# Thread: Simple Initial Value Problem..

1. ## Simple Initial Value Problem..

hi guys,
ok, so im reading my lecture notes again and here goes..

Solve the IVP dx/dt = 2x^2 with condition x(5) = -3

Solution: x(t) = -1/c + 2t
At t=5, we require x(5) = -3 (not equal to 0). We can use the solution x(t) = -1/c+2t, and determine c from the data given, i.e. -3 = -1/c+2t
so c = -29/3

now this is where i dont understand! (how did they get 6t ?? )

and hence the solution on the IVP is given by x(t) = 3/(29 - 6t)

thanks guys!!

2. Originally Posted by matlabnoob
hi guys,
ok, so im reading my lecture notes again and here goes..

Solve the IVP dx/dt = 2x^2 with condition x(5) = -3

Solution: x(t) = -1/c + 2t
At t=5, we require x(5) = -3 (not equal to 0). We can use the solution x(t) = -1/c+2t, and determine c from the data given, i.e. -3 = -1/c+2t
so c = -29/3

now this is where i dont understand! (how did they get 6t ?? )

and hence the solution on the IVP is given by x(t) = 3/(29 - 6t)

thanks guys!!
I think there's a problem. . When you spearate

$\displaystyle \frac{dx}{x^2} = 2 dt$ so $\displaystyle - \frac{1}{x} = 2t + c$ or $\displaystyle x = \frac{-1}{2t+c}$, not what you have.

3. aah of course ,how did i miss that?

so its -1/c'+2t..

im trying to get 6t somehow as the result does... is it possible to get 6t? =S because what im doing is plugging in c = -29/3 into x(t) and t=5 into x(t)... but im not getting any 6ts..

4. Originally Posted by Danny
I think there's a problem. . When you spearate

$\displaystyle \frac{dx}{x^2} = 2 dt$ so $\displaystyle - \frac{1}{x} = 2t + c$ or $\displaystyle x = \frac{-1}{2t+c}$, not what you have.
Now use the IC $\displaystyle x(5) = -3$ so $\displaystyle -3 = \frac{-1}{10+c}$ giving $\displaystyle c = - \frac{29}{3}.$

Therefore $\displaystyle x = \frac{-1}{2t - \frac{29}{3}} = \frac{3}{29-6t}$.

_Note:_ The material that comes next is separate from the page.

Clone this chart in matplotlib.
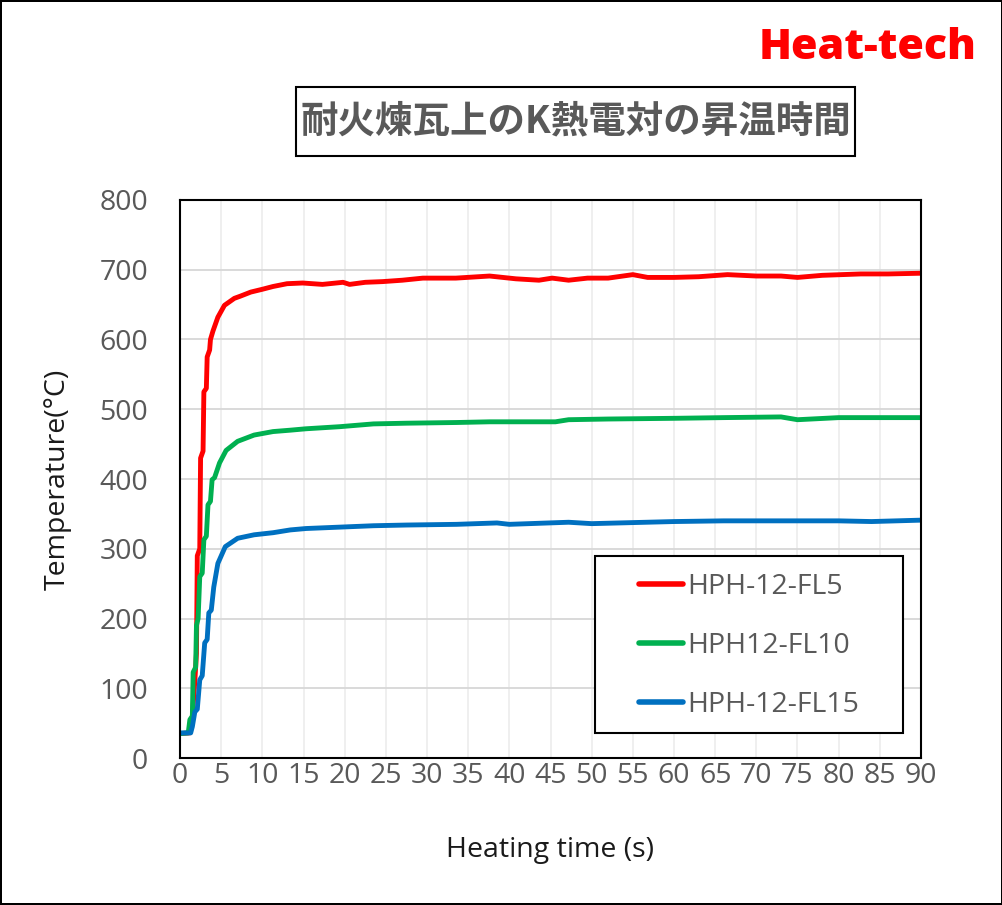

5. Originally Posted by matlabnoob
hi guys,
ok, so im reading my lecture notes again and here goes..

Solve the IVP dx/dt = 2x^2 with condition x(5) = -3

Solution: x(t) = -1/c + 2t
At t=5, we require x(5) = -3 (not equal to 0). We can use the solution x(t) = -1/c+2t, and determine c from the data given, i.e. -3 = -1/c+2t
so c = -29/3

now this is where i dont understand! (how did they get 6t ?? )

and hence the solution on the IVP is given by x(t) = 3/(29 - 6t)

thanks guys!!
Alternative method:

$\displaystyle \frac{dx}{dt} = 2x^2$

$\displaystyle \frac{dt}{dx} = \frac{1}{2x^2}$

$\displaystyle \frac{dt}{dx} = \frac{1}{2}x^{-2}$

$\displaystyle t = \int{\frac{1}{2}x^{-2}\,dx}$

$\displaystyle t = -\frac{1}{2}x^{-1} + c$

$\displaystyle \frac{1}{2x} = c - t$

$\displaystyle 2x = \frac{1}{c - t}$

$\displaystyle x = \frac{1}{2c - 2t}$.

$\displaystyle x = \frac{1}{C - 2t}$, where $\displaystyle C = 2c$.

Now by using the fact that $\displaystyle x(5) = -3$

$\displaystyle -3 = \frac{1}{C - 2(5)}$

$\displaystyle -3 = \frac{1}{C - 10}$

$\displaystyle -\frac{1}{3} = C - 10$

$\displaystyle C = \frac{29}{3}$.

Therefore

$\displaystyle x = \frac{1}{\frac{29}{3} - 2t}$

$\displaystyle x = \frac{3}{29 - 6t}$.